** Begin Recorded information **

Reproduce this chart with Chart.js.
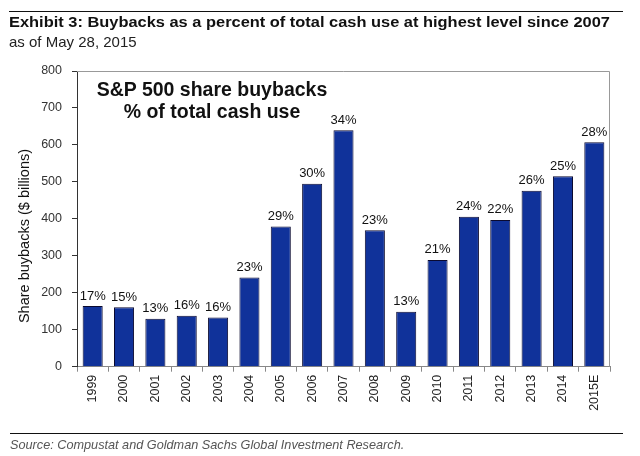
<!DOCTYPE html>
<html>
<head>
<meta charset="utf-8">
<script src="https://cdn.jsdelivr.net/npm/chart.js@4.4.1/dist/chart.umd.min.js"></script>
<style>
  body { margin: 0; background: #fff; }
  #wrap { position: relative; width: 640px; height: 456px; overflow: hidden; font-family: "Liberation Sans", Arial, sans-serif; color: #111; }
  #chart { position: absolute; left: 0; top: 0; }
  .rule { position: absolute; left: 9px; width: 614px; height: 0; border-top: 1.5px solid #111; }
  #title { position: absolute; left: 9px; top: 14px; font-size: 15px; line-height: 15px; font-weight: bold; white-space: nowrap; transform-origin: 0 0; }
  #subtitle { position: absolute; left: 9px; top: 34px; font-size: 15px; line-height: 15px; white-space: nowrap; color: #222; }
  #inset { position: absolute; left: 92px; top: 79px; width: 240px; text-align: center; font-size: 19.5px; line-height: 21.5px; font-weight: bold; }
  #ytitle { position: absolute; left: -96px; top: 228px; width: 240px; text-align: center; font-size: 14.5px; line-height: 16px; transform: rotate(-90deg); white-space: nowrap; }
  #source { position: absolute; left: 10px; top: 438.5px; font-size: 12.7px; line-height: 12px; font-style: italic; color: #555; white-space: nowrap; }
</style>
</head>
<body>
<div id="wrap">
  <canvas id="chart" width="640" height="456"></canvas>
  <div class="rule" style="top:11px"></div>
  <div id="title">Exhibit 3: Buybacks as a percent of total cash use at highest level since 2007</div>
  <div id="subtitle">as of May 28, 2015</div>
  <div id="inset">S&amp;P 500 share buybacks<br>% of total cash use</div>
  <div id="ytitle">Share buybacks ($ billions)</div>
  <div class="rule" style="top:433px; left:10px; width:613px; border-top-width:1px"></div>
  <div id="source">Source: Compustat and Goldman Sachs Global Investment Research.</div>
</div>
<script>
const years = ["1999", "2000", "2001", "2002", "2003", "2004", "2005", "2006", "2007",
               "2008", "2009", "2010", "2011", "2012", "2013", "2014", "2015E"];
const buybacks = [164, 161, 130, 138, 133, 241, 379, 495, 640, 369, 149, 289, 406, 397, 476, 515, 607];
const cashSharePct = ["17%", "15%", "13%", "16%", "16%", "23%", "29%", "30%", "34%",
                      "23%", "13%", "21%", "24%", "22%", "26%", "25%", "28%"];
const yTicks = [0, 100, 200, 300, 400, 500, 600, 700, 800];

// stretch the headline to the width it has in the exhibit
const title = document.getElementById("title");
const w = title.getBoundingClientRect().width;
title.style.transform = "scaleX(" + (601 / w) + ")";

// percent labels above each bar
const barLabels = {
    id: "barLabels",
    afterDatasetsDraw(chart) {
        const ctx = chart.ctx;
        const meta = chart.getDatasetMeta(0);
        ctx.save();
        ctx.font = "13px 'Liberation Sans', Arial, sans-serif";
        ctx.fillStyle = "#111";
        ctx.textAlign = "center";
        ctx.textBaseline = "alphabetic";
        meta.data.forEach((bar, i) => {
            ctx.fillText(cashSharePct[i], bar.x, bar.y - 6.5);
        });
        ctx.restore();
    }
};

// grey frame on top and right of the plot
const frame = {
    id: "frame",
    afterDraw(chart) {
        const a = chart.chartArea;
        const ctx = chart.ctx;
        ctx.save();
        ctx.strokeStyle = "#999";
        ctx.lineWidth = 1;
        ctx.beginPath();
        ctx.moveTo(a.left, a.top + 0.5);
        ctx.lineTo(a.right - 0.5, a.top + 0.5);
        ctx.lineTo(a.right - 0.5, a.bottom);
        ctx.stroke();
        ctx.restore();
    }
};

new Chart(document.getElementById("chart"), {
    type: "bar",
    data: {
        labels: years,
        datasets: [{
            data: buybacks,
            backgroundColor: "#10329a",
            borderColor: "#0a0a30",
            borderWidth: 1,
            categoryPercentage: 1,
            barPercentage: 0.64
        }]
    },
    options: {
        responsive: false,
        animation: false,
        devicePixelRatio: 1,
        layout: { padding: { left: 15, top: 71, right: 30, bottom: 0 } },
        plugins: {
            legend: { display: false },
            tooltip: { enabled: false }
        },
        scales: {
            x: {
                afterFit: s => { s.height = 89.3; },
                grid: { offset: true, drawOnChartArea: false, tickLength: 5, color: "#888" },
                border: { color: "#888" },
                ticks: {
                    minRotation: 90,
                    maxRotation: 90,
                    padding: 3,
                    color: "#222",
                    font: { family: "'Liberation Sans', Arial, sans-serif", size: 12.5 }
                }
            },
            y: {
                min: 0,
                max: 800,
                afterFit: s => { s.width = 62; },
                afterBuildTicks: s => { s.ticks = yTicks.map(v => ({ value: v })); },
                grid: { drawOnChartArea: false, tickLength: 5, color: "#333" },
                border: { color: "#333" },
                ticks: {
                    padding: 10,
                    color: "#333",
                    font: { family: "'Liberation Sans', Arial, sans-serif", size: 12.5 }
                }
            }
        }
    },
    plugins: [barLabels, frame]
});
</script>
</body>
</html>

** End Recorded information **

Aim of the exercise — Are you able to set down all the lines above exactly, without any pictures?

Answer for the task —
Reproduce this chart with Chart.js.
<!DOCTYPE html>
<html>
<head>
<meta charset="utf-8">
<script src="https://cdn.jsdelivr.net/npm/chart.js@4.4.1/dist/chart.umd.min.js"></script>
<style>
  body { margin: 0; background: #fff; }
  #wrap { position: relative; width: 640px; height: 456px; overflow: hidden; font-family: "Liberation Sans", Arial, sans-serif; color: #111; }
  #chart { position: absolute; left: 0; top: 0; }
  .rule { position: absolute; left: 9px; width: 614px; height: 0; border-top: 1.5px solid #111; }
  #title { position: absolute; left: 9px; top: 14px; font-size: 15px; line-height: 15px; font-weight: bold; white-space: nowrap; transform-origin: 0 0; }
  #subtitle { position: absolute; left: 9px; top: 34px; font-size: 15px; line-height: 15px; white-space: nowrap; color: #222; }
  #inset { position: absolute; left: 92px; top: 79px; width: 240px; text-align: center; font-size: 19.5px; line-height: 21.5px; font-weight: bold; }
  #ytitle { position: absolute; left: -96px; top: 228px; width: 240px; text-align: center; font-size: 14.5px; line-height: 16px; transform: rotate(-90deg); white-space: nowrap; }
  #source { position: absolute; left: 10px; top: 438.5px; font-size: 12.7px; line-height: 12px; font-style: italic; color: #555; white-space: nowrap; }
</style>
</head>
<body>
<div id="wrap">
  <canvas id="chart" width="640" height="456"></canvas>
  <div class="rule" style="top:11px"></div>
  <div id="title">Exhibit 3: Buybacks as a percent of total cash use at highest level since 2007</div>
  <div id="subtitle">as of May 28, 2015</div>
  <div id="inset">S&amp;P 500 share buybacks<br>% of total cash use</div>
  <div id="ytitle">Share buybacks ($ billions)</div>
  <div class="rule" style="top:433px; left:10px; width:613px; border-top-width:1px"></div>
  <div id="source">Source: Compustat and Goldman Sachs Global Investment Research.</div>
</div>
<script>
const years = ["1999", "2000", "2001", "2002", "2003", "2004", "2005", "2006", "2007",
               "2008", "2009", "2010", "2011", "2012", "2013", "2014", "2015E"];
const buybacks = [164, 161, 130, 138, 133, 241, 379, 495, 640, 369, 149, 289, 406, 397, 476, 515, 607];
const cashSharePct = ["17%", "15%", "13%", "16%", "16%", "23%", "29%", "30%", "34%",
                      "23%", "13%", "21%", "24%", "22%", "26%", "25%", "28%"];
const yTicks = [0, 100, 200, 300, 400, 500, 600, 700, 800];

// stretch the headline to the width it has in the exhibit
const title = document.getElementById("title");
const w = title.getBoundingClientRect().width;
title.style.transform = "scaleX(" + (601 / w) + ")";

// percent labels above each bar
const barLabels = {
    id: "barLabels",
    afterDatasetsDraw(chart) {
        const ctx = chart.ctx;
        const meta = chart.getDatasetMeta(0);
        ctx.save();
        ctx.font = "13px 'Liberation Sans', Arial, sans-serif";
        ctx.fillStyle = "#111";
        ctx.textAlign = "center";
        ctx.textBaseline = "alphabetic";
        meta.data.forEach((bar, i) => {
            ctx.fillText(cashSharePct[i], bar.x, bar.y - 6.5);
        });
        ctx.restore();
    }
};

// grey frame on top and right of the plot
const frame = {
    id: "frame",
    afterDraw(chart) {
        const a = chart.chartArea;
        const ctx = chart.ctx;
        ctx.save();
        ctx.strokeStyle = "#999";
        ctx.lineWidth = 1;
        ctx.beginPath();
        ctx.moveTo(a.left, a.top + 0.5);
        ctx.lineTo(a.right - 0.5, a.top + 0.5);
        ctx.lineTo(a.right - 0.5, a.bottom);
        ctx.stroke();
        ctx.restore();
    }
};

new Chart(document.getElementById("chart"), {
    type: "bar",
    data: {
        labels: years,
        datasets: [{
            data: buybacks,
            backgroundColor: "#10329a",
            borderColor: "#0a0a30",
            borderWidth: 1,
            categoryPercentage: 1,
            barPercentage: 0.64
        }]
    },
    options: {
        responsive: false,
        animation: false,
        devicePixelRatio: 1,
        layout: { padding: { left: 15, top: 71, right: 30, bottom: 0 } },
        plugins: {
            legend: { display: false },
            tooltip: { enabled: false }
        },
        scales: {
            x: {
                afterFit: s => { s.height = 89.3; },
                grid: { offset: true, drawOnChartArea: false, tickLength: 5, color: "#888" },
                border: { color: "#888" },
                ticks: {
                    minRotation: 90,
                    maxRotation: 90,
                    padding: 3,
                    color: "#222",
                    font: { family: "'Liberation Sans', Arial, sans-serif", size: 12.5 }
                }
            },
            y: {
                min: 0,
                max: 800,
                afterFit: s => { s.width = 62; },
                afterBuildTicks: s => { s.ticks = yTicks.map(v => ({ value: v })); },
                grid: { drawOnChartArea: false, tickLength: 5, color: "#333" },
                border: { color: "#333" },
                ticks: {
                    padding: 10,
                    color: "#333",
                    font: { family: "'Liberation Sans', Arial, sans-serif", size: 12.5 }
                }
            }
        }
    },
    plugins: [barLabels, frame]
});
</script>
</body>
</html>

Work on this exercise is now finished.